This morning, Virginia’s Senate Committee on Courts of Justice defeated two bills that would have extended “hate crime” protections to people with disabilities.
Virginia’s “hate crime” statute establishes higher mandatory minimum penalties for a crime where the victim is selected based on certain characteristics. The law affords an elevated punishment level to a crime that is committed with special animus towards someone based on their religion, race or ethnicity (one section of Virginia’s law also adds “color” as a protected trait). This morning’s proposal would have added that elevated punishment level if the animus was directed towards a person’s disability. With the increase in bullying and violence that we are seeing towards children and adults who are different in any way, the disAbility Law Center of Virginia supported this extension of existing law.
But the bill was defeated. The final vote broke down along party lines, with Republican senators expressing opposition to something that might offer protections to people who are nearsighted or who have a learning disability.

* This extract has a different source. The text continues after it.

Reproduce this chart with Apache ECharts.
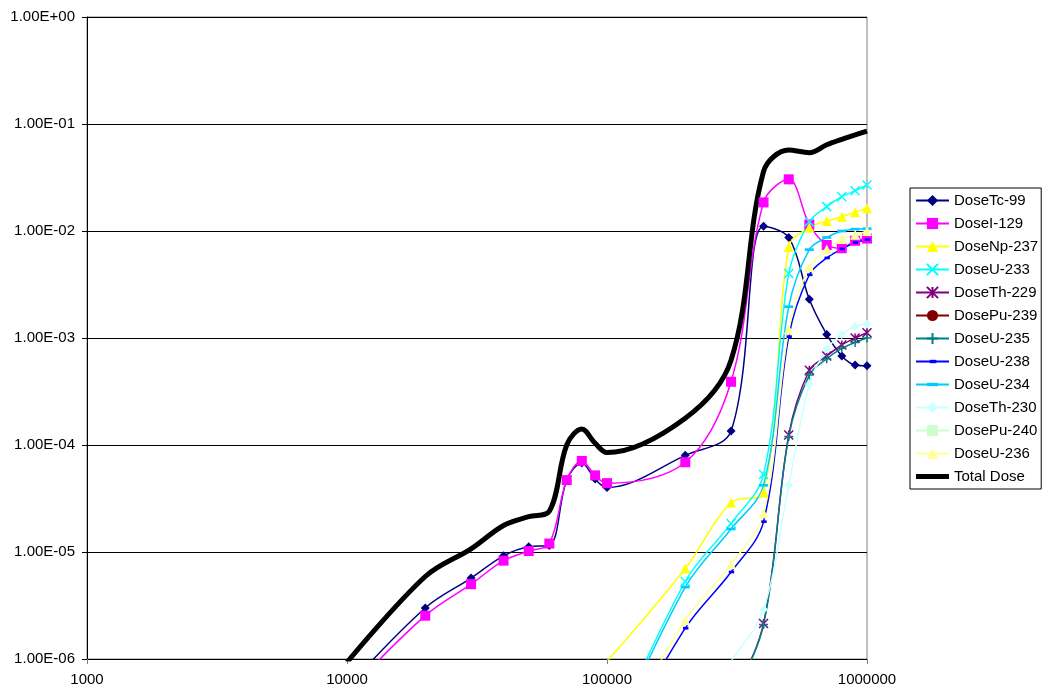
<!DOCTYPE html>
<html>
<head>
<meta charset="utf-8">
<script src="https://cdn.jsdelivr.net/npm/echarts@6/dist/echarts.min.js"></script>
<style>
html,body{margin:0;padding:0;background:#fff;}
#chart{width:1043px;height:692px;}
</style>
</head>
<body>
<div id="chart"></div>
<script>
// ---- data ----
var xTimes = [10000,20000,30000,40000,50000,60000,70000,80000,90000,100000,200000,300000,400000,500000,600000,700000,800000,900000,1000000];
var xTickLabels = ['1000','10000','100000','1000000'];           // 1e3..1e6
var yTickLabels = ['1.00E-06','1.00E-05','1.00E-04','1.00E-03','1.00E-02','1.00E-01','1.00E+00']; // 1e-6..1e0

var doseTc99  = [5.4e-7,3.0e-6,5.7e-6,9.2e-6,1.12e-5,1.15e-5,4.7e-5,6.8e-5,4.8e-5,4.0e-5,8.0e-5,1.35e-4,1.11e-2,8.7e-3,2.3e-3,1.08e-3,6.8e-4,5.6e-4,5.5e-4];
var doseI129  = [4.8e-7,2.54e-6,5.0e-6,8.3e-6,1.02e-5,1.2e-5,4.7e-5,7.1e-5,5.2e-5,4.4e-5,6.9e-5,3.9e-4,1.85e-2,3.04e-2,1.15e-2,7.4e-3,6.9e-3,8.1e-3,8.5e-3];
var doseNp237 = [null,null,null,null,null,null,null,null,null,9.5e-7,7.0e-6,2.9e-5,3.6e-5,7.1e-3,1.08e-2,1.24e-2,1.36e-2,1.5e-2,1.63e-2];
var doseU233  = [null,null,null,null,null,null,null,null,null,1.5e-7,5.3e-6,1.85e-5,5.3e-5,4.0e-3,1.22e-2,1.69e-2,2.09e-2,2.38e-2,2.69e-2];
var doseTh229 = [null,null,null,null,null,null,null,null,null,null,5e-8,4e-7,2.15e-6,1.24e-4,5.0e-4,6.8e-4,8.6e-4,1.0e-3,1.12e-3];
var dosePu239 = [null,null,null,null,null,null,null,null,null,null,null,null,null,1e-8,5e-8,1e-7,1.5e-7,2e-7,2.5e-7];
var doseU235  = [null,null,null,null,null,null,null,null,null,null,5e-8,4e-7,2.1e-6,1.2e-4,4.5e-4,6.4e-4,8.0e-4,9.1e-4,1.0e-3];
var doseU238  = [null,null,null,null,null,null,null,null,null,1e-7,1.94e-6,6.5e-6,1.92e-5,1.03e-3,3.9e-3,5.6e-3,6.8e-3,7.8e-3,8.3e-3];
var doseU234  = [null,null,null,null,null,null,null,null,null,1.4e-7,4.7e-6,1.64e-5,4.2e-5,1.96e-3,6.7e-3,8.7e-3,1.0e-2,1.04e-2,1.05e-2];
var doseTh230 = [null,null,null,null,null,null,null,null,null,null,2e-7,9.5e-7,2.9e-6,4.2e-5,3.7e-4,7.9e-4,1.08e-3,1.28e-3,1.35e-3];
var dosePu240 = [null,null,null,null,null,null,null,null,null,null,null,null,null,1e-8,4e-8,8e-8,1.2e-7,1.6e-7,2e-7];
var doseU236  = [null,null,null,null,null,null,null,null,null,1.2e-7,2.3e-6,7.7e-6,2.3e-5,1.2e-3,4.6e-3,6.7e-3,8.4e-3,9.2e-3,1.0e-2];
var totalDose = [9.3e-7,5.9e-6,1.07e-5,1.77e-5,2.14e-5,2.4e-5,1.0e-4,1.41e-4,1.04e-4,8.5e-5,1.78e-4,6.2e-4,3.6e-2,5.7e-2,5.4e-2,6.4e-2,7.2e-2,7.9e-2,8.6e-2];

var seriesNames = ['DoseTc-99','DoseI-129','DoseNp-237','DoseU-233','DoseTh-229','DosePu-239','DoseU-235','DoseU-238','DoseU-234','DoseTh-230','DosePu-240','DoseU-236','Total Dose'];
var seriesValues = [doseTc99,doseI129,doseNp237,doseU233,doseTh229,dosePu239,doseU235,doseU238,doseU234,doseTh230,dosePu240,doseU236,totalDose];

// ---- styles ----
var XPATH = 'path://M0 0L10 10M10 0L0 10';
var STARPATH = 'path://M0 0L10 10M10 0L0 10M5 0L5 10';
var PLUSPATH = 'path://M5 0L5 10M0 5L10 5';
var DASH_LONG = 'path://M0 0M10 10M0 3.5h10v3h-10z';
var DASH_SHORT = 'path://M0 0M10 10M2.5 3.5h6v3h-6z';
var THICK_LINE = 'path://M0 0M33 14M0 4.5h33v5h-33z';
var styles = [
  {color:'#000080', symbol:'diamond', size:9},
  {color:'#FF00FF', symbol:'rect', size:10},
  {color:'#FFFF00', symbol:'triangle', size:10},
  {color:'#00FFFF', symbol:XPATH, size:9, stroke:true},
  {color:'#800080', symbol:STARPATH, size:9, stroke:true},
  {color:'#800000', symbol:'circle', size:9},
  {color:'#008080', symbol:PLUSPATH, size:9, stroke:true},
  {color:'#0000FF', symbol:DASH_SHORT, size:9},
  {color:'#00CCFF', symbol:DASH_LONG, size:9},
  {color:'#CCFFFF', symbol:'diamond', size:9},
  {color:'#CCFFCC', symbol:'rect', size:10},
  {color:'#FFFF99', symbol:'triangle', size:10},
  {color:'#000000', symbol:'none', size:0, width:5}
];

var FONT = "'Liberation Sans', Arial, sans-serif";

var series = seriesNames.map(function(name, i){
  var st = styles[i];
  var data = [];
  seriesValues[i].forEach(function(v, j){ if (v !== null) data.push([xTimes[j], v]); });
  return {
    name: name,
    type: 'line',
    data: data,
    smooth: 0.35,
    clip: true,
    symbol: st.symbol,
    symbolSize: st.size,
    showSymbol: st.symbol !== 'none',
    lineStyle: {color: st.color, width: st.width || 1.5},
    itemStyle: st.stroke ? {color: st.color, borderColor: st.color, borderWidth: 1.5}
                         : {color: st.color, borderWidth: 0},
    emphasis: {disabled: true},
    animation: false
  };
});

var legendData = seriesNames.map(function(name, i){
  if (styles[i].symbol === 'none') {
    return {name: name, icon: THICK_LINE, itemStyle: {color: '#000', borderWidth: 0}};
  }
  return {name: name};
});

var chart = echarts.init(document.getElementById('chart'), null, {renderer:'canvas'});
chart.setOption({
  backgroundColor: '#ffffff',
  animation: false,
  grid: {left: 87, right: 176, top: 17, bottom: 33, show: true, borderColor: '#808080', borderWidth: 1, backgroundColor: '#ffffff'},
  legend: {
    orient: 'vertical',
    left: 910, top: 188,
    data: legendData,
    itemWidth: 33, itemHeight: 14, itemGap: 8,
    padding: [5, 3, 5, 5],
    borderColor: '#000', borderWidth: 1,
    backgroundColor: '#fff',
    textStyle: {fontFamily: FONT, fontSize: 15, color: '#000'},
    selectedMode: false
  },
  xAxis: {
    type: 'log', logBase: 10, min: 1000, max: 1000000,
    axisLine: {show: true, lineStyle: {color: '#000', width: 1}},
    axisTick: {show: true, inside: false, length: 5, lineStyle: {color: '#808080'}},
    axisLabel: {fontFamily: FONT, fontSize: 15, color: '#000', margin: 13,
      formatter: function(v){ var k = Math.round(Math.log10(v)) - 3; return xTickLabels[k] || ''; }},
    splitLine: {show: false},
    minorTick: {show: false}
  },
  yAxis: {
    type: 'log', logBase: 10, min: 1e-6, max: 1,
    axisLine: {show: true, lineStyle: {color: '#000', width: 1}},
    axisTick: {show: true, inside: false, length: 5, lineStyle: {color: '#000'}},
    axisLabel: {fontFamily: FONT, fontSize: 15, color: '#000', margin: 12,
      formatter: function(v){ var k = Math.round(Math.log10(v)) + 6; return yTickLabels[k] || ''; }},
    splitLine: {show: true, lineStyle: {color: '#000', width: 1}},
    minorTick: {show: false}
  },
  series: series
});
</script>
</body>
</html>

Opponents to a second, similar bill this morning declared that “all crimes are hate crimes,” so that that no one class of victim is deserving of special protections. One opponent said that the legislation amounted to “thought punishment,” even after a senator reminded him that it is an actual criminal act that is being punished.
More and more people with disabilities are moving towards full integration in society, even in slow-to-change Virginia. We would hope that our constituents will not need the added protections of hate crime penalties, but only time will tell us whether our hope is justified.